Pearce, who converted to Islam, met El-Labban, a well-off company executive, in Oman and married him in the Seychelles in September 1999. They moved to Dubai but their marriage eventually broke down.
She said: "The Koran says that heaven is at the feet of the mother. I am Muslim - there should be nothing in this world that takes children from their mother. This is not about religion, or culture. It is about his revenge - and how he has abused the system to get it. My husband could get this case stopped tomorrow but he won"t because he wants me locked up... This is barbaric: this country has been my life for the last 13 years and I have loved and respected and honoured every part of it."
Well, evidently heaven is not at her feet, despite how she personally has interpreted her new faith. The law of Dubai is firmly based on Shari'a, which is what the husband is relying to put her in jail. Surely, there is vindictiveness as well, but the court supports his revenge, and not her motherhood. That's what's wrong with Shari'a.
Speaking of Shari'a, its application in Iran has led to a new wave of arrests of Christians who are held without bail, without charges, and seemingly without hope:
Arrests and pressure on Christians from authorities have ramped up even further in the past few months, the source said, adding that the reasons were unclear. Another source, however, said the arrests are part of a concerted, nationwide government plan.

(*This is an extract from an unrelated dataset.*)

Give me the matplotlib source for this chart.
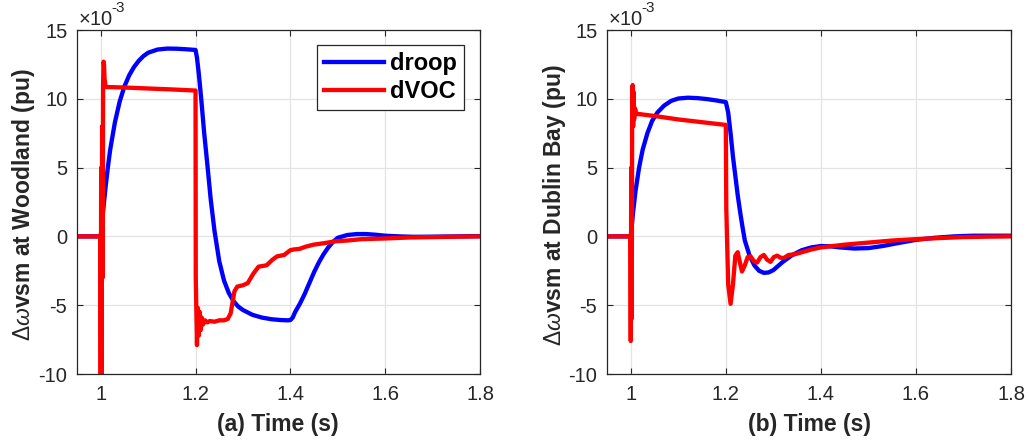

“We are quite sure that these arrests are part of a bigger operation from the government,” the source said. “Maybe up to 50 people were arrested. In Tehran alone already some 10 people were arrested – all on the same day, January 21.”
Sources noted that whereas past waves of intense harassment and arrests of Christians eventually have subsided, recent pressure has been “continuously high,” with reports of arrests in almost every month of 2008.
“In the past there have been waves of incredible pressure, but then it seemed to calm down a bit sometimes,” said one source. “Then we had the feeling pressure came and went, but now it is continuously ongoing.”...
The arrests are particularly disturbing in light of the Iranian parliament’s approval last September of a new penal code calling for a mandatory death sentence for “apostates,” or those who leave Islam. In the past death sentences for apostasy were issued only under judicial interpretations of sharia (Islamic law).
In Bangladesh, a more "vigilante" strain of justice is allowed to run unchecked. In Pakistan, insult is added to injury because of the particular hatred for Christians. This heinous attack was specifically to "to violate their faith," but the act is more redolent of "Insult Islamic-style" because they imagined that girl was "ruined." Actually, according to their Christian faith, she remains a child of God (essential dignity intact). (Perhaps they thought that the parents would be obliged to kill her afterwards; little do they understand Christianity.)
And I know you won't forget to pray for dear Martha. Still no word, though I've scoured the web.
UPDATE: Heavens! An alert just surfaced indicating that Martha Samuel Makkar has been granted bail on Sat (Jan 24th). There is no word of the status of her sons, who were being starved to pressure her to recant her faith. She left after an encounter with a snake who hissed menacingly in her ear:
Attorney Nadia Tawfiq said Judge Abdelaa Hashem questioned Makkar extensively about her Christian faith during the hearing. Makkar explained her reasons for conversion, avowing her Christian faith and repudiating the judge’s claims that converting from Islam to Christianity was impossible. “Then he said, ‘I want to talk with Martha alone,’ so we all left the room, and he said to her, ‘Nobody changes from Muslim to Christian – you are a Muslim,’” Tawfiq said. “And she said, ‘No, I am a Christian.’ He told her, ‘If I had a knife now, I would kill you.’
Her dry martyrdom is not over by a long shot. Poor dear. Her whole extended family would like to see the judge do as he promises.

It occurs to me that the detective in the first case could be referring to the tendency for most female murder victims to be killed by their family members... In that sense he is correct, that there is a tendency of fundamental disrespect for women's life and dignity that crosses cultural boundaries. Yet here in the West, even among the secular, we have at least a sense that a woman killed in rage or jealousy IS a victim - that the act of murder is a perverse, immoral act. Among Muslims who believe in honour killing the woman is not a victim but a criminal, and her murder is a moral act that restores balance to society. While both forms for killing are a result of disrespect (this sounds so pale) the cultural context it happens in is sooooooo different. So in a way that police detective is right, but he's also wrong.
The problem is that prosecuting and punishing that father will not make a difference (except perhaps for his daughter, may she rest in peace) - it will not change the cultural perception of the crime.